- clone the project
- There are two application one is for password and another one for intersection
- for password app
- Go to src/app/bloom_filter/password
- To run: python newpass.py
- please enter values with double quote
- for Intersection app
- Go to src/app/bloom_filter/intersection
- To run: python intersection.py
- please enter values with double quote
What is the fastest and space efficient way to search for a word that is present or not?
- HashTable?
- Tries? Above two data structure optimised in time complexity but comprimise in space. To overcome all these problems and to do it effective time and space we use Bloom filters
A Bloom filter is a space-efficient probabilistic data structure, that is used to test whether an element is a member of a set. Bloom filter options ➢ Insert ➢ Search
- An empty Bloom filter is a bit array of m bits, all set to 0. There must also be k different hash functions defined, each of which maps or hashes some set element to one of the m array positions, generating a uniform random distribution.

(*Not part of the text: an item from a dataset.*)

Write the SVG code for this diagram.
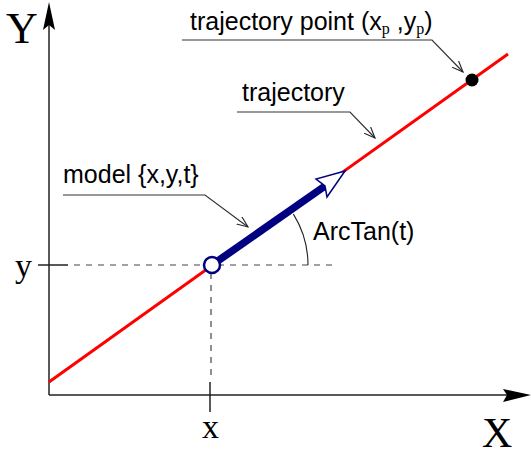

- To add an element, feed it to each of the k hash functions to get k array positions. Set the bits at all these positions to 1.
- To search an element, feed it to each of the k hash functions to get k array positions
- If any of the bits at these positions is 0, the element is definitely not in the set – if it were, then all the bits would have been set to 1 when it was inserted
- If all are 1, then either the element is in the set, or the bits have by chance been set to 1 during the insertion of other elements, resulting in a false positive.
Deleting elements from filter is not possible because, if we delete a single element by clearing bits at indices generated by k hash functions, it might cause deletion of few other elements. Bloom filters do not permit deletion of items
Whenever you are trying to set password for something , it should be strong enough and be harder to guess.Here we are doing a small approach using bloom filters which avoid users keeping easy passwords.
When you are given two huge sets of data and is asked to find the common data between them. We can easily find them using Bloom filters.